The Transistor: Foundation of Modern Electronics

Alex Shatrov
3 min readApr 8, 2018

At their core, transistors are ultimately just electric switches. It is activated with an electric signal, and can be told to act either as a conductor and allow electricity to flow, or as an insulator, stopping the flow of electricity. Having the ability to do both requires special materials called semi-conductors (silicon is probably the most famous example of such materials). The utility of transistors over the previous methods revolutionized electronics, and have become ubiquitous in electronics.

Today, you can buy one of these for 34 US cents

Although various similar predecessors to the modern transistor were created throughout the first few decades of the 20th century, the first true transistor was created in 1947, by a team working at Bell Labs in New Jersey, something they would go on to win a Nobel Prize in physics for in 1956 (the name transistor supposedly came from a contraction of the term transresistance, an important aspect of a transistors abilities). This invention sparked a massive boom in electronics research. Originally, transistors would be made as individual electronic components, as they were greatly superior to the vacuum tubes in use at the time. They were smaller, used less power, and could be used to make more complex circuits, but this direction soon plateaued as individual transistors could not keep up with the demands. In 1958 scientists working for Fairchild Camera and Texas Instruments came up with what they called an integrated circuit. This circuit involved placing several transistors on a single piece of semiconductor material, along with other electronic components such as resistors and diodes. Since this invention, the number of transistors that can be placed on a single integrated circuit has been doubling approximately ever 1.5–2 years, a process dubbed “Moore’s Law”, named after Gordon Moore, the co-founder of the Intel corporation, who wrote a paper on this doubling in 1965.

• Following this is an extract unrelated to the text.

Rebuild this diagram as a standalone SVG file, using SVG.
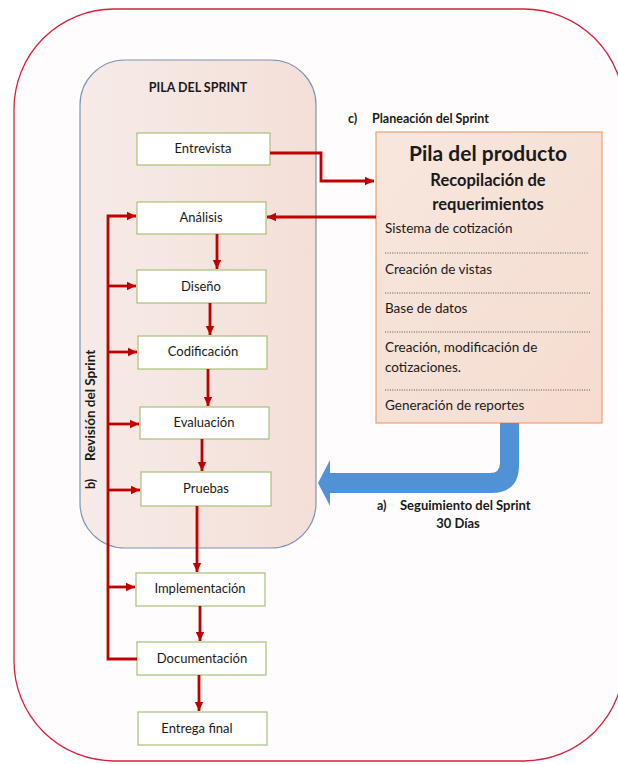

Transistor manufactured by Bell Labs in 1950 (left) and Texas Instruments in 1954 (right)

As was mentioned earlier, the transistor is the foundation of most modern electronics. Their sheer usefulness caught the attention of the military, but they were also quickly commercialized. The first transistor radio, the Regency TR-1 was introduced in 1954, with part of the appeal being its small size, something that was only possible due to transistors. A year later, Sony introduced the TR-55, their own version of a transistor radio, and soon were being used in everything from hearing aids to television sets, with the reduction in size and cost, as well as increases in performance caused all of these products to become much more affordable and attractive to consumers. Decades later, the transistor would allow for another revolution to take place, the home computer revolution. Computers had gone from contraptions that took up a whole room and could only be afforded by large organisations to something that most people could afford, with Moore’s law allowing them to become much more powerful then even the most expensive computer of the 60s and 70s. This trend would continue, as transistors allowed for personal electronics like smartphones to become widespread. Without the transistor, or some other invention that performs the same functions, it is unlikely that computing or personal electronics would have become the massive industries they are today. Moore’s law hasn’t stopped yet, and even now transistors are becoming more and more powerful. If there are limits to what can be done with transistors, they have not been reached yet.